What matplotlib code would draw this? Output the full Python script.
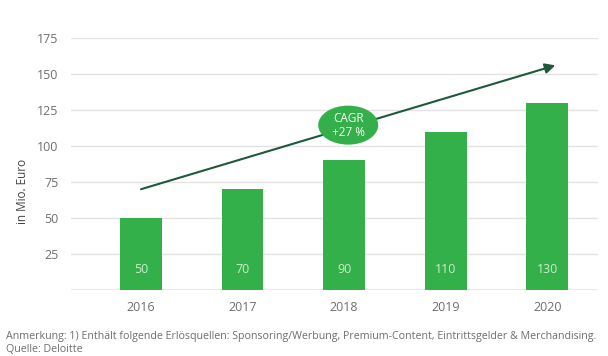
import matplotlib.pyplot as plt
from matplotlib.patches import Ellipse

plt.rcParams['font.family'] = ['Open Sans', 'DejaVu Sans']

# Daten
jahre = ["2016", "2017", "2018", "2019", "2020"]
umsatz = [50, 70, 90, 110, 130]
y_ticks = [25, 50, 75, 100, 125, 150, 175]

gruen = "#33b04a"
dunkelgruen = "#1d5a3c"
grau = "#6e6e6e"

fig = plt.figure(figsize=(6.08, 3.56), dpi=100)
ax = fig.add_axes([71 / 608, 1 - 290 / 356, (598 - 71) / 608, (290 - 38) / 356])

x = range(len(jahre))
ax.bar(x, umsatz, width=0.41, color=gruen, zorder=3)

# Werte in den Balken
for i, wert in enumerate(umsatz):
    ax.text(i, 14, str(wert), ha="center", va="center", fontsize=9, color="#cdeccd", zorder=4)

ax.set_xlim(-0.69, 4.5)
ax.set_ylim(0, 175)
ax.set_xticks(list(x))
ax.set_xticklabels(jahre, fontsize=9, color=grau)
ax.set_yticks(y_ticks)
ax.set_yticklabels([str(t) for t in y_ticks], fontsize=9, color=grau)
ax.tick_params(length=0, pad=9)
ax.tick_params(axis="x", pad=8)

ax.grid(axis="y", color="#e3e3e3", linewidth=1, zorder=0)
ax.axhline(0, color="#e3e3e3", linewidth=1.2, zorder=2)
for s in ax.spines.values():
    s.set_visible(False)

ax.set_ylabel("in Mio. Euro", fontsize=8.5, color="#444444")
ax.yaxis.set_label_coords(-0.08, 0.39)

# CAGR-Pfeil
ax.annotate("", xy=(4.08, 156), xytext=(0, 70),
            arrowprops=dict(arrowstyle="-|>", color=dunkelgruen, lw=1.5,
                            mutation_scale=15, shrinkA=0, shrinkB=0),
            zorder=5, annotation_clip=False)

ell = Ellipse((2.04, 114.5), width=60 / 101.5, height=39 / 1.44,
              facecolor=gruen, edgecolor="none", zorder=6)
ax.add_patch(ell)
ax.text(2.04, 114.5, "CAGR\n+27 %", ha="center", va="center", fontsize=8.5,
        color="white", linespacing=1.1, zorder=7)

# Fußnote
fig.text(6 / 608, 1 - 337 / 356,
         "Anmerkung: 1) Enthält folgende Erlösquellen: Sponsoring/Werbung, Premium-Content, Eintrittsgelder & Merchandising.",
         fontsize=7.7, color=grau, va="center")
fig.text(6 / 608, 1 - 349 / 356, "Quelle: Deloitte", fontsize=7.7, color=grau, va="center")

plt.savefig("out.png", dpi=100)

...

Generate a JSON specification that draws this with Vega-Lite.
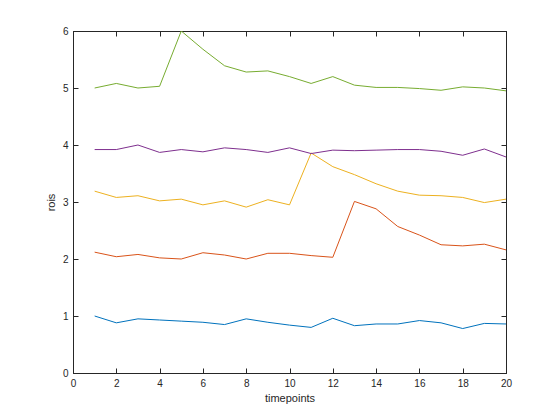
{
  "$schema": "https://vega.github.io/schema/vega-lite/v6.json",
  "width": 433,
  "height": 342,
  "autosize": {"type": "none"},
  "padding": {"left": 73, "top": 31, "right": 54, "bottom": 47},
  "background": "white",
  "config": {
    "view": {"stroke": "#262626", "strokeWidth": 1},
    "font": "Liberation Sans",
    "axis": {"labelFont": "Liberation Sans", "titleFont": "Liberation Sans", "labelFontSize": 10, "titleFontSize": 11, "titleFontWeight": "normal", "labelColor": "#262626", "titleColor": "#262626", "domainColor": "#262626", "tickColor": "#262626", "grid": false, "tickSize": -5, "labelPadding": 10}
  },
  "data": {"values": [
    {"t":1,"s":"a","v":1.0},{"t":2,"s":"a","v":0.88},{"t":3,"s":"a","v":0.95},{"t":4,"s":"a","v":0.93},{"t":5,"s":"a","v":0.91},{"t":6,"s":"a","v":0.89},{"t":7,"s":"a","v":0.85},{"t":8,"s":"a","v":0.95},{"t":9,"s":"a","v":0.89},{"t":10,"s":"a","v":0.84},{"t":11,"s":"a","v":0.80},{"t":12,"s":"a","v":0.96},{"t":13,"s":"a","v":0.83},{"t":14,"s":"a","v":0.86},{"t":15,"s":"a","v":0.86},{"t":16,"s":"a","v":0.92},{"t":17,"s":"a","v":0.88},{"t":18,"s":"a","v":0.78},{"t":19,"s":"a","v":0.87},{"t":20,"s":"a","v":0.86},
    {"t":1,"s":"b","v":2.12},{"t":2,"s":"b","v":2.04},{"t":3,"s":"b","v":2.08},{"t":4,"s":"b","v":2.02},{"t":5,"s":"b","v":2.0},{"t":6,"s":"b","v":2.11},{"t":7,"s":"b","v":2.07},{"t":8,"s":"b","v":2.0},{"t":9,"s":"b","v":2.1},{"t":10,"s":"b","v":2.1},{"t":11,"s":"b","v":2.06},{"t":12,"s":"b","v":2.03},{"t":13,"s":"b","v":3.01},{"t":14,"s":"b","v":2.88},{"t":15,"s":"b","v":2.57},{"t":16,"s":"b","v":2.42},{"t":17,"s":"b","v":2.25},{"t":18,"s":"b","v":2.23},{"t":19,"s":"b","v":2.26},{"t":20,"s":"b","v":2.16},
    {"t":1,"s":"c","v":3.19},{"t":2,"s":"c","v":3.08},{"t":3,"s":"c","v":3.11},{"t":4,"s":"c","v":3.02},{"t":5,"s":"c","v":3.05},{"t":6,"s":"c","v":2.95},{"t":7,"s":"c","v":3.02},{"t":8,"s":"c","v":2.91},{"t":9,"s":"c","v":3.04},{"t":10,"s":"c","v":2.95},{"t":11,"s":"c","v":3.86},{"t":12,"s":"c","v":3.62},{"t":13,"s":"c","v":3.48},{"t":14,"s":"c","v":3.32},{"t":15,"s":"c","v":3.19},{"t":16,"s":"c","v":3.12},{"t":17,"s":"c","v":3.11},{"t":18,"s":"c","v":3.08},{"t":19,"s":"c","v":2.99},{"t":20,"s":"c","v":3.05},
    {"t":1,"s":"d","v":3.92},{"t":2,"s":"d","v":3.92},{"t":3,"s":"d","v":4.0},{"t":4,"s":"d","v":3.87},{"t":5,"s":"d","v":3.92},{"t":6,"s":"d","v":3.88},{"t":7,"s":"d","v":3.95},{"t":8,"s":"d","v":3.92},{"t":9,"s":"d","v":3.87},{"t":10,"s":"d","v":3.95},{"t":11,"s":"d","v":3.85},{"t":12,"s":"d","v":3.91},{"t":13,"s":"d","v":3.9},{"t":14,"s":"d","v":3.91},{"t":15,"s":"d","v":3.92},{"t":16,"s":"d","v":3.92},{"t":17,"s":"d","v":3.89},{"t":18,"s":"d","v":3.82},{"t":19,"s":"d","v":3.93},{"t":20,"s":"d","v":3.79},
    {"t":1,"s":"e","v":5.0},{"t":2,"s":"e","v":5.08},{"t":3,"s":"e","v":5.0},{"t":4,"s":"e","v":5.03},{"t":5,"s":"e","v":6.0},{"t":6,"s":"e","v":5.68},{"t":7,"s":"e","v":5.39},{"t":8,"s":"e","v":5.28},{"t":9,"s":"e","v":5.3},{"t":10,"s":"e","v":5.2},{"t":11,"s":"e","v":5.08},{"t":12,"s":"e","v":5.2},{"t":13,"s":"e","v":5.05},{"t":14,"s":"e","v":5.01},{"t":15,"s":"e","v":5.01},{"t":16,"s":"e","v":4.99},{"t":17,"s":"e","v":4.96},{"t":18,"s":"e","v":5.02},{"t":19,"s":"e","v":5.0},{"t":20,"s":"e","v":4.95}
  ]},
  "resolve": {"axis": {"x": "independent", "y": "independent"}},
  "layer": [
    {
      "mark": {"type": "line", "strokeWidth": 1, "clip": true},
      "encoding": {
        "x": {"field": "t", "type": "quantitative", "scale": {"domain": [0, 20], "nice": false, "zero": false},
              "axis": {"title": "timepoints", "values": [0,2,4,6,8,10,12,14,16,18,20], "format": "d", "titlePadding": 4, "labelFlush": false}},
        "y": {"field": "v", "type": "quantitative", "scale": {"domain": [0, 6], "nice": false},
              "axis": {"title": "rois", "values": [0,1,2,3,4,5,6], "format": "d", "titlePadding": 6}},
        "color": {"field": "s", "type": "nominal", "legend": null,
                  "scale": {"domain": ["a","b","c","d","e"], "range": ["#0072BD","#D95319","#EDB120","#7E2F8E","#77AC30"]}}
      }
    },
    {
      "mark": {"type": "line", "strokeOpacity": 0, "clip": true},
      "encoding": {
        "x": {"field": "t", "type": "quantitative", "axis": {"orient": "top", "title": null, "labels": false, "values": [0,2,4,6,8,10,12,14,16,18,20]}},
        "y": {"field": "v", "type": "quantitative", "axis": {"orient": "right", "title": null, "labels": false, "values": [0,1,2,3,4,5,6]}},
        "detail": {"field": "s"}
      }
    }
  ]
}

## Short task
Your task is to transcribe exactly the lines starting at the line that contains "What matplotlib code" and ending at the line that contains "zorder=5, annotation_clip=False)", both included. Leave out the pictures.

## Result of the task
What matplotlib code would draw this? Output the full Python script.
import matplotlib.pyplot as plt
from matplotlib.patches import Ellipse

plt.rcParams['font.family'] = ['Open Sans', 'DejaVu Sans']

# Daten
jahre = ["2016", "2017", "2018", "2019", "2020"]
umsatz = [50, 70, 90, 110, 130]
y_ticks = [25, 50, 75, 100, 125, 150, 175]

gruen = "#33b04a"
dunkelgruen = "#1d5a3c"
grau = "#6e6e6e"

fig = plt.figure(figsize=(6.08, 3.56), dpi=100)
ax = fig.add_axes([71 / 608, 1 - 290 / 356, (598 - 71) / 608, (290 - 38) / 356])

x = range(len(jahre))
ax.bar(x, umsatz, width=0.41, color=gruen, zorder=3)

# Werte in den Balken
for i, wert in enumerate(umsatz):
    ax.text(i, 14, str(wert), ha="center", va="center", fontsize=9, color="#cdeccd", zorder=4)

ax.set_xlim(-0.69, 4.5)
ax.set_ylim(0, 175)
ax.set_xticks(list(x))
ax.set_xticklabels(jahre, fontsize=9, color=grau)
ax.set_yticks(y_ticks)
ax.set_yticklabels([str(t) for t in y_ticks], fontsize=9, color=grau)
ax.tick_params(length=0, pad=9)
ax.tick_params(axis="x", pad=8)

ax.grid(axis="y", color="#e3e3e3", linewidth=1, zorder=0)
ax.axhline(0, color="#e3e3e3", linewidth=1.2, zorder=2)
for s in ax.spines.values():
    s.set_visible(False)

ax.set_ylabel("in Mio. Euro", fontsize=8.5, color="#444444")
ax.yaxis.set_label_coords(-0.08, 0.39)

# CAGR-Pfeil
ax.annotate("", xy=(4.08, 156), xytext=(0, 70),
            arrowprops=dict(arrowstyle="-|>", color=dunkelgruen, lw=1.5,
                            mutation_scale=15, shrinkA=0, shrinkB=0),
            zorder=5, annotation_clip=False)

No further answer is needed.